The St. Lawrence and Ottawa Railway freight warehouse

Cobble courtyard with drain uncovered between the Malloch Residence and the stable.

The St. Lawrence and Ottawa Railway was a vital part of Canada’s railway industry during the late 19th and early 20th centuries. The railway ran from Ottawa to Prescott, passing through LeBreton Flats. The freight warehouse, built in the late 1800s, served as a hub for storing and transferring goods until the early 1900s.

In the 1960s, pursuing a vision set out in the 1950 Gréber Plan, the NCC cleared much of LeBreton Flats. The community expropriation had lasting effects on people and businesses. Honouring this as part of LeBreton’s past is essential.

As part of the clearing, much of the rail lines and infrastructure in the Flats was removed or covered over with fill. Despite that, we decided to dig for resources that may have been left behind.

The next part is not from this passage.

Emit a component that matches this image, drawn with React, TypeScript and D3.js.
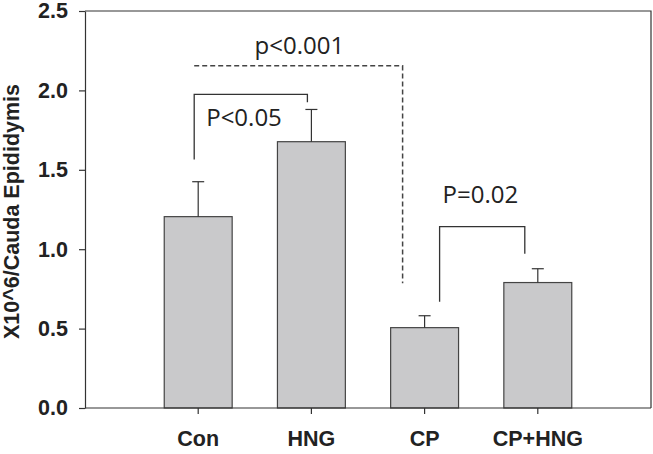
import * as d3 from 'd3';
import { useEffect, useRef } from 'react';

const groups = ['Con', 'HNG', 'CP', 'CP+HNG'];
const means = [1.205, 1.677, 0.506, 0.79];
const errors = [0.22, 0.203, 0.075, 0.087];
const yTicks = [0, 0.5, 1.0, 1.5, 2.0, 2.5];

// brackets: legs in data units, x as group + offset (px)
const brackets = [
    { from: 'Con', fromDx: -4, to: 'CP', toDx: -22, top: 2.155, leftEnd: 2.155, rightEnd: 0.785, dashed: true, label: 'p<0.001', labelX: 'HNG', labelDx: -12, labelY: 2.23 },
    { from: 'Con', fromDx: -4, to: 'HNG', toDx: -4, top: 1.975, leftEnd: 1.565, rightEnd: 1.925, dashed: false, label: 'P<0.05', labelX: 'Con', labelDx: 8, labelY: 1.775, anchor: 'start' },
    { from: 'CP', fromDx: 15, to: 'CP+HNG', toDx: -13, top: 1.142, leftEnd: 0.669, rightEnd: 0.972, dashed: false, label: 'P=0.02', labelX: 'CP', labelDx: 18, labelY: 1.293, anchor: 'start' },
];

export default function App() {
    const ref = useRef<SVGSVGElement | null>(null);

    useEffect(() => {
        if (!ref.current) return;
        const svg = d3.select(ref.current);
        svg.selectAll('*').remove();

        const width = 653;
        const height = 454;
        const margin = { top: 11, right: 2, bottom: 46, left: 85 };

        const x = d3
            .scaleBand()
            .domain(groups)
            .range([margin.left, width - margin.right])
            .paddingInner(0.4)
            .paddingOuter(0.7);
        const y = d3.scaleLinear().domain([0, 2.5]).range([height - margin.bottom, margin.top]);
        const cx = (g: string) => x(g)! + x.bandwidth() / 2;

        const axisColor = '#333';

        // frame (top & right)
        svg.append('path')
            .attr('d', `M${margin.left},${y(2.5)}H${width - margin.right}V${y(0)}`)
            .attr('fill', 'none')
            .attr('stroke', axisColor)
            .attr('stroke-width', 1.2);

        // bars
        svg.append('g')
            .selectAll('rect')
            .data(groups)
            .join('rect')
            .attr('x', (d) => x(d)!)
            .attr('y', (_, i) => y(means[i]))
            .attr('width', x.bandwidth())
            .attr('height', (_, i) => y(0) - y(means[i]))
            .attr('fill', '#c9c9cb')
            .attr('stroke', '#444')
            .attr('stroke-width', 1.2);

        // error bars
        const eb = svg.append('g').attr('stroke', '#333').attr('stroke-width', 1.2);
        groups.forEach((g, i) => {
            const top = y(means[i] + errors[i]);
            eb.append('line').attr('x1', cx(g)).attr('x2', cx(g)).attr('y1', y(means[i])).attr('y2', top);
            eb.append('line').attr('x1', cx(g) - 6).attr('x2', cx(g) + 6).attr('y1', top).attr('y2', top);
        });

        // axes
        const yAxis = d3
            .axisLeft(y)
            .tickValues(yTicks)
            .tickFormat(d3.format('.1f'))
            .tickSizeInner(6)
            .tickSizeOuter(0)
            .tickPadding(11);
        svg.append('g')
            .attr('transform', `translate(${margin.left},0)`)
            .call(yAxis)
            .call((g) => g.selectAll('line, path').attr('stroke', axisColor).attr('stroke-width', 1.2))
            .selectAll('text')
            .style('font-family', '"Liberation Sans", Arial, sans-serif')
            .style('font-weight', 'bold')
            .style('font-size', '21.5px')
            .attr('fill', '#222');

        const xAxis = d3.axisBottom(x).tickSizeInner(6).tickSizeOuter(0).tickPadding(17);
        svg.append('g')
            .attr('transform', `translate(0,${y(0)})`)
            .call(xAxis)
            .call((g) => g.select('.domain').attr('d', `M${margin.left},0H${width - margin.right}`))
            .call((g) => g.selectAll('line, path').attr('stroke', axisColor).attr('stroke-width', 1.2))
            .selectAll('text')
            .style('font-family', '"Liberation Sans", Arial, sans-serif')
            .style('font-weight', 'bold')
            .style('font-size', '21.5px')
            .attr('fill', '#222');

        // y title
        svg.append('text')
            .attr('transform', `translate(18.5,${(y(0) + y(2.5)) / 2 + 2}) rotate(-90)`)
            .attr('text-anchor', 'middle')
            .style('font-family', '"Liberation Sans", Arial, sans-serif')
            .style('font-weight', 'bold')
            .style('font-size', '21.5px')
            .attr('fill', '#222')
            .text('X10^6/Cauda Epididymis');

        // significance brackets
        const ann = svg.append('g');
        brackets.forEach((b) => {
            const x1 = cx(b.from) + b.fromDx;
            const x2 = cx(b.to) + b.toDx;
            ann.append('path')
                .attr('d', `M${x1},${y(b.leftEnd)}V${y(b.top)}H${x2}V${y(b.rightEnd)}`)
                .attr('fill', 'none')
                .attr('stroke', b.dashed ? '#444' : '#333')
                .attr('stroke-width', b.dashed ? 1.5 : 1.3)
                .attr('stroke-dasharray', b.dashed ? '5,3' : null);
            ann.append('text')
                .attr('x', cx(b.labelX) + b.labelDx)
                .attr('y', y(b.labelY))
                .attr('text-anchor', b.anchor ?? 'middle')
                .style('font-family', '"Open Sans", sans-serif')
                .style('font-size', '24px')
                .attr('fill', '#222')
                .text(b.label);
        });
    }, []);

    return (
        <svg
            ref={ref}
            width={653}
            height={454}
            style={{ position: 'absolute', left: 0, top: 0, background: '#fff' }}
        />
    );
}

The railway station after the fire of 1900.
Devastation caused by the Great Fire in the railway yards looking north, just west of Broad Street. The Canada Atlantic Railway tracks are visible in the foreground, the E.B. Eddy warehouse is in the middle distance and the temporary Canadian Pacific Railway station can be seen in the background. Credit: Library and Archives Canada / PA-135438

Unfortunately, all that remained of the building were some wooden posts and pieces of railway ties. It’s possible that the warehouse was dismantled and moved to another location when it was no longer needed in the early 1880s. It also may have burned down in the Great Fire of 1900—a devastating event that destroyed much of Ottawa and Hull (now Gatineau). The fire blazed out of control and burned down most of Hull’s downtown, the LeBreton Flats industrial area, and even reached Dows Lake.

The Malloch residence

A collection of seven hand-finished and mould-blown bottles in various colors (dark green, amber, clear) and styles.
Sample bottles found during the digs.

Edward Malloch was a lawyer and politician who lived in LeBreton Flats in the 1850s. His house, built before 1861, served as a brewery in the late 1800s. We found alcohol bottles of all sorts in the digs. The wide variety of bottles recovered indicate that the brewery worked with different suppliers and used recycled bottles.

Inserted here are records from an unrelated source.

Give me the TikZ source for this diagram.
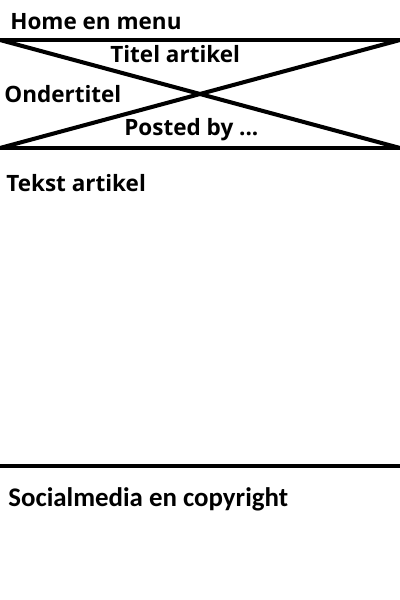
\documentclass[tikz,border=0pt]{standalone}
\usepackage{fontspec}
\setmainfont{Carlito}
\newfontfamily\headfont{Open Sans}
\usetikzlibrary{positioning}

\begin{document}
\begin{tikzpicture}[
  rule/.style={line width=2.3pt},
  lbl/.style={anchor=west,inner sep=0pt,font=\headfont\fontsize{12.8}{15}\selectfont\bfseries},
  foot/.style={anchor=west,inner sep=0pt,font=\fontsize{15.3}{18}\selectfont\bfseries}
]
\useasboundingbox (0,0) rectangle (8,12);

% header box
\coordinate (tl) at (0,11.2);
\coordinate (tr) at (8,11.2);
\coordinate (bl) at (0,9.04);
\coordinate (br) at (8,9.04);
\coordinate (fl) at (0,2.68);
\coordinate (fr) at (8,2.68);

\draw[rule] (tl) -- (tr);
\draw[rule] (bl) -- (br);
\draw[rule] (tl) -- (br);
\draw[rule] (bl) -- (tr);
\draw[rule] (fl) -- (fr);

\node[lbl] (home) at (0.2,11.56) {Home en menu};
\node[lbl] (titel) at (2.2,10.92) {Titel artikel};
\node[lbl] (onder) at (0.08,10.12) {Ondertitel};
\node[lbl] (posted) at (2.48,9.4) {Posted by ...};
\node[lbl] (tekst) at (0.12,8.34) {Tekst artikel};
\node[foot] (social) at (0.16,2.02) {Socialmedia en copyright};

\end{tikzpicture}
\end{document}
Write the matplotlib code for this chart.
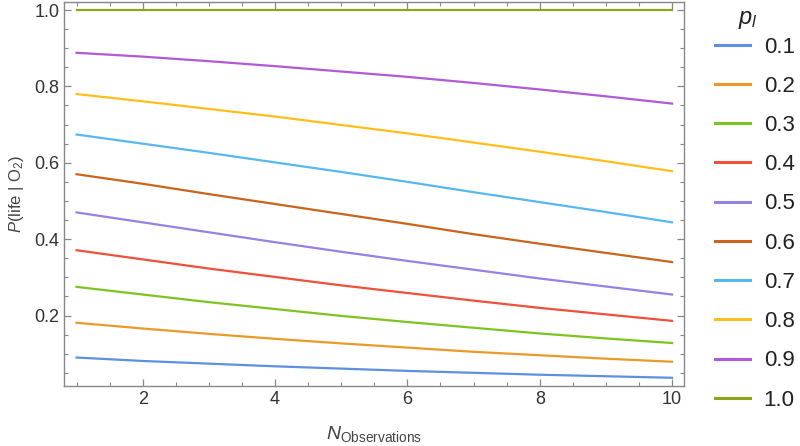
import numpy as np
import matplotlib
matplotlib.use("Agg")
import matplotlib.pyplot as plt
from matplotlib.ticker import MultipleLocator

plt.rcParams['font.family'] = ['Liberation Sans', 'DejaVu Sans']
plt.rcParams['mathtext.fontset'] = 'custom'
plt.rcParams['mathtext.rm'] = 'Liberation Sans'
plt.rcParams['mathtext.it'] = 'Liberation Sans:italic'

# 观测次数 N
n_obs = [1, 2, 3, 4, 5, 6, 7, 8, 9, 10]

# 各先验 p_l 对应的 P(life | O2)
p_labels = ["0.1", "0.2", "0.3", "0.4", "0.5", "0.6", "0.7", "0.8", "0.9", "1.0"]
p01 = [0.090, 0.081, 0.074, 0.067, 0.061, 0.055, 0.050, 0.045, 0.041, 0.037]
p02 = [0.181, 0.166, 0.152, 0.139, 0.127, 0.116, 0.105, 0.096, 0.087, 0.079]
p03 = [0.275, 0.255, 0.235, 0.217, 0.199, 0.183, 0.168, 0.153, 0.140, 0.128]
p04 = [0.371, 0.347, 0.323, 0.301, 0.279, 0.259, 0.239, 0.220, 0.203, 0.186]
p05 = [0.470, 0.444, 0.418, 0.392, 0.367, 0.343, 0.320, 0.297, 0.276, 0.255]
p06 = [0.570, 0.545, 0.518, 0.492, 0.466, 0.440, 0.413, 0.388, 0.364, 0.340]
p07 = [0.674, 0.650, 0.626, 0.601, 0.576, 0.550, 0.523, 0.497, 0.471, 0.444]
p08 = [0.780, 0.761, 0.741, 0.721, 0.699, 0.677, 0.653, 0.629, 0.604, 0.578]
p09 = [0.888, 0.878, 0.866, 0.853, 0.839, 0.825, 0.809, 0.792, 0.774, 0.755]
p10 = [1.0, 1.0, 1.0, 1.0, 1.0, 1.0, 1.0, 1.0, 1.0, 1.0]
series = [p01, p02, p03, p04, p05, p06, p07, p08, p09, p10]

colors = ['#5f8fe0', '#eb9a2a', '#7cc520', '#f0503a', '#9a80e0',
          '#c8641c', '#58b8ec', '#ffbf1a', '#b259d8', '#8ea51a']

fig = plt.figure(figsize=(8, 4.46), dpi=100)
ax = fig.add_axes([0.08, 0.135, 0.775, 0.8605])

for vals, c, lab in zip(series, colors, p_labels):
    ax.plot(n_obs, vals, color=c, linewidth=1.6, label=lab)

ax.set_xlim(0.81, 10.18)
ax.set_ylim(0.016, 1.021)

ax.xaxis.set_major_locator(MultipleLocator(2))
ax.xaxis.set_minor_locator(MultipleLocator(0.5))
ax.yaxis.set_major_locator(MultipleLocator(0.2))
ax.yaxis.set_minor_locator(MultipleLocator(0.05))
ax.set_yticks([0.2, 0.4, 0.6, 0.8, 1.0])
ax.set_yticklabels(["0.2", "0.4", "0.6", "0.8", "1.0"])

frame_col = '#888888'
for sp in ax.spines.values():
    sp.set_color(frame_col)
    sp.set_linewidth(1.0)
ax.tick_params(which='both', direction='in', top=True, right=True,
               color=frame_col, labelcolor='#333333', labelsize=13)
ax.tick_params(which='major', length=5, width=0.9)
ax.tick_params(which='minor', length=3, width=0.8)

ax.set_ylabel("$P$(life | O$_2$)", fontsize=12, color='#444444', labelpad=6)
ax.set_xlabel("$N_{\\mathrm{Observations}}$", fontsize=14, color='#444444', labelpad=12)

# 图例标题单独放，方便控制与第一项的间距
fig.text(0.935, 0.955, "$p_l$", fontsize=17, color='#222222', ha='center', va='center')
leg = ax.legend(loc='upper left', bbox_to_anchor=(0.888, 0.928),
                bbox_transform=fig.transFigure, frameon=False,
                fontsize=16, handlelength=1.6, handletextpad=0.6,
                labelspacing=0.82, borderaxespad=0.0, borderpad=0.2)
for t in leg.get_texts():
    t.set_color('#222222')
for h in leg.get_lines():
    h.set_linewidth(2.2)

fig.savefig("out.png", dpi=100)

Artifacts uncovered during excavation, including glass bottles, a stoneware inkwell, decorated ceramics, and a ‘Miller’s Prepared Glycerine’ ceramic lid dating to the late 1800s.

Evidence also shows that the location was later used for piling lumber as part of J.R. Booth’s Canada Atlantic Railway yard. Sadly, the Great Fire destroyed most of the building, leaving only traces of its existence behind.

These traces include limestone foundation walls of the original Malloch residence. The foundation walls and the depth of the demolition material occurring inside the structure tells us that the residence either had a basement or a large cold storage area.

We also found remains of the original Malloch estate’s stone stable, built before 1861. It included an internal support post. This suggests that the north end of the building may have been 1.5 storeys in height.

Excavation of the Malloch residence site has provided us with more details about the building’s history and use and about the LeBreton Flats’ past.

Continuing excavation in the fall of 2023 allowed us to discover intact residence and stable walls and a paved courtyard between the two buildings. One of the inside walls of the residence was covered in brick and several window openings had been bricked up. We were even able to determine the orientation of some of the original parquet floorboards. We also found broken pieces from hundreds of glass bottles in the upper stables and in the northeast corner of the Malloch residence. The difference in elevation between the upper and lower dig areas of the stables confirms that there were two floors and that an addition had been built on the ground floor.

Before the foundations are once again covered up, our geomatics team performed a 3D scan to preserve our knowledge of the site and create museum-quality material for future presentations and exhibits.

A legacy that lives on

This project gave us new insight into the LeBreton Flats residential and industrial heritage and the lives of the people who lived and worked in the area during the second half of the 19th century.

As the area gets developed, it is important to remember and honour its history. We may incorporate and display artifacts into the redevelopment of LeBreton Flats, which would be in line with the Master Concept Plan’s Culture and Heritage Strategy.

By connecting the past to the present through archaeology, we can ensure that the legacy of LeBreton Flats lives on.